New Group Of Women Claim Their Place In Abortion Debate

    Women who got pregnant or were conceived through rape often feel ignored by anti-abortion advocates — even though some of them are anti-abortion themselves.

    Rebecca Kiessling's first thought when she heard Congressman Todd Akin's claim that rape rarely leads to pregnancy was, "oh no, another candidate flubbed it." She's an attorney and vocal anti-abortion advocate who also found out in high school that she was conceived when her birth mother was raped. She says she's used to comments like Akin's — "a lot of pro-life leaders," she says, "minimize pregnancy and abortion in cases of rape."

    Some women who became pregnant through rape feel the same way. Heather Gemmen Wilson, who conceived her now-16-year-old daughter when a man broke into her home and raped her, says that while she thought Akin's comment was ill-informed, "it didn't surprise me or anger me because so many people just aren't aware" that pregnancy through rape can and does happen. "It's easier to believe what you want to believe." Among women who have conceived or been conceived through rape, there's a palpable frustration with those who prefer to act like they don't exist.

    Kiessling believes other anti-abortion advocates downplay the percentage of women who become pregnant through rape (a 1996 study put the figure at about 5% of rape victims) because of the perception that almost all pregnant rape victims would want an abortion. In reality, according to the 1996 study — which experts at the Guttmacher Institute and Rape, Abuse, and Incest National Network (RAINN) say is likely the most recent data available — about 50% of women who get pregnant through rape chose abortion. That's slightly higher than the abortion rate for unintended pregnancies in general, which Guttmacher puts at about 40% — but it still means half of rape victims who conceive do carry the pregnancy to term.

    Still, Kiessling feels the anti-abortion movement sometimes treats her and others who were conceived or pregnant by rape as expendable. She says she's heard other anti-abortion advocates compare the abortion climate in America today to a burning building, where "you save as many as you can" — they're willing to compromise on abortion for rape victims because they feel it will make anti-abortion laws more palatable. Kiessling says that while she was bothered by Akin's comments, she was even more displeased with the Romney campaign's response that it would not seek to ban abortion in cases of rape. She sees anti-abortion advocates who approve of rape exceptions as throwing people like her under the bus, and she says it has to stop: "we are not cannon fodder."

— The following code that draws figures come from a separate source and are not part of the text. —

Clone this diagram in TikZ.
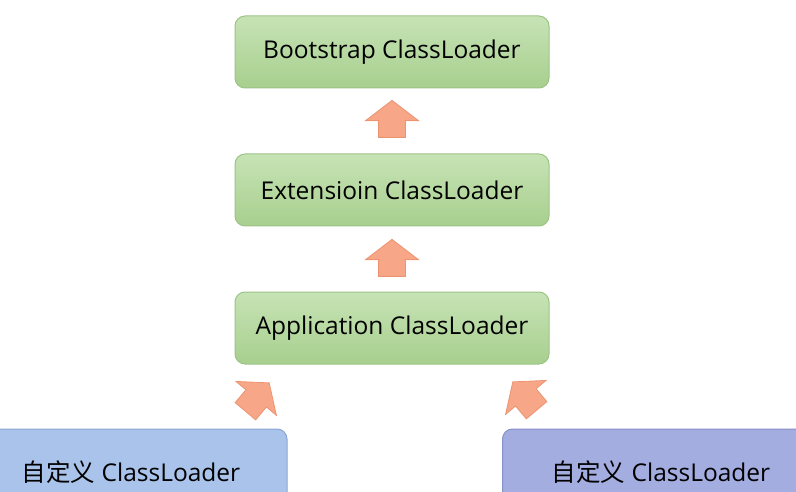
\documentclass[tikz,border=0pt]{standalone}
\usepackage{fontspec}
\setmainfont{Open Sans}
\newfontfamily\cjk{Noto Sans CJK SC}
\usetikzlibrary{shapes.arrows}
\definecolor{boxgreentop}{HTML}{C6E3B5}
\definecolor{boxgreenbot}{HTML}{A8CF8E}
\definecolor{boxgreenline}{HTML}{9CC487}
\definecolor{loaderblue}{HTML}{A9C3EA}
\definecolor{loaderblueline}{HTML}{8AA6D4}
\definecolor{loaderviolet}{HTML}{A3ADE0}
\definecolor{loadervioletline}{HTML}{8791C9}
\definecolor{arrowfill}{HTML}{F7A787}
\definecolor{arrowline}{HTML}{EC9472}
\tikzset{
  loader/.style= {draw=boxgreenline, line width=1pt, rounded corners=10pt,
    top color=boxgreentop, bottom color=boxgreenbot,
    minimum width=314pt, minimum height=72pt, font=\fontsize{24.5}{28}\selectfont},
  custom/.style= {draw, line width=1pt, rounded corners=10pt,
    minimum height=86pt, font=\fontsize{24.5}{28}\selectfont},
  uparrow/.style= {single arrow, draw=arrowline, fill=arrowfill, line width=0.8pt,
    inner xsep=0pt, inner ysep=13pt, minimum height=37pt,
    single arrow head extend=13pt, single arrow tip angle=105},
}
\begin{document}
\begin{tikzpicture}[x=1pt, y=-1pt]
  \useasboundingbox (0,0) rectangle (796,492);
  \clip (0,0) rectangle (796,492);
  \node [loader] (boot) at (392,52) {Bootstrap ClassLoader} ;
  \node [loader] (ext) at (392,190) {Extensioin ClassLoader} ;
  \node [loader] (app) at (392,328) {Application ClassLoader} ;
  \node [custom, draw=loaderblueline, fill=loaderblue, minimum width=312pt] (cla) at (131,472) {{\cjk 自定义} ClassLoader} ;
  \node [custom, draw=loadervioletline, fill=loaderviolet, minimum width=317pt] (clb) at (661,472) {{\cjk 自定义} ClassLoader} ;

  \node [uparrow, rotate=90] (up1) at (392,124) {} ;
  \node [uparrow, rotate=90] (up2) at (392,263) {} ;
  \node [uparrow, rotate=50] (upa) at (254,401) {} ;
  \node [uparrow, rotate=130] (upb) at (528,400) {} ;
\end{tikzpicture}
\end{document}
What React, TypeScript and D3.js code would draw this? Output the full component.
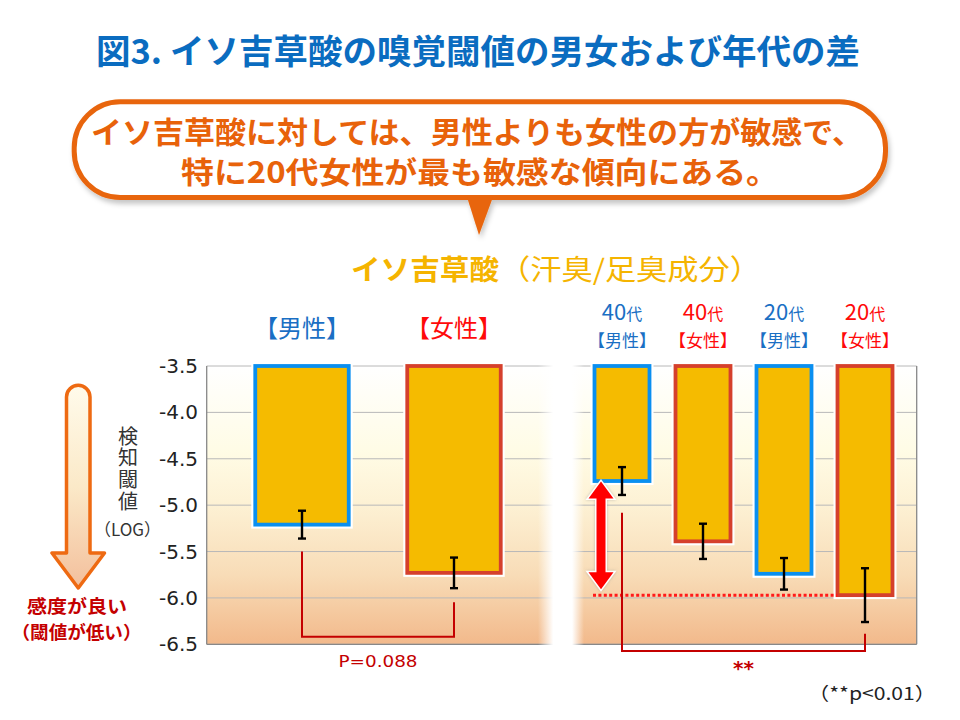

    Liz Carl, who became pregnant when she was raped just before her eighteenth birthday and carried her pregnancy to term, feels similarly — "I hear it all the time, 'I'm pro-life, except in cases of rape.'" She says this view is probably an effort to be compassionate to rape victims, but she thinks those who hold it are "the downfall of the pro-life world." She explains, "they are just simply picking and choosing, and therefore being hypocrites as they tell women that they cannot pick and choose." Carl believes abortion should be illegal, regardless of whether the woman was raped.

    Now that Akin's comments have provoked national outrage, it's going to be harder for anyone to pretend that rape doesn't cause pregnancy. Whether this will have any effect on rape exceptions remains to be seen. A call for a constitutional amendment banning abortion, with no exception for rape, remains in the official Republican Party platform this year, despite Romney's statement.

    But not every woman who got pregnant by rape would like to see rape exceptions gone. Heather Peterson-Grech says she briefly considered abortion when she became pregnant by rape, but "just could not bring myself to do it" — her daughter is now seven years old and "I could not imagine my life without her." The experience changed her politics: she had been vehemently anti-abortion, "but after my rape I decided that it's not my choice to tell someone what to do with their body." She says her rape isn't something she talks about often, but "it's part of my history and it's something that made me the person I am today." In the wake of Akin's comments, her history and those of women like her — on both sides of the abortion debate — will be a lot harder to ignore.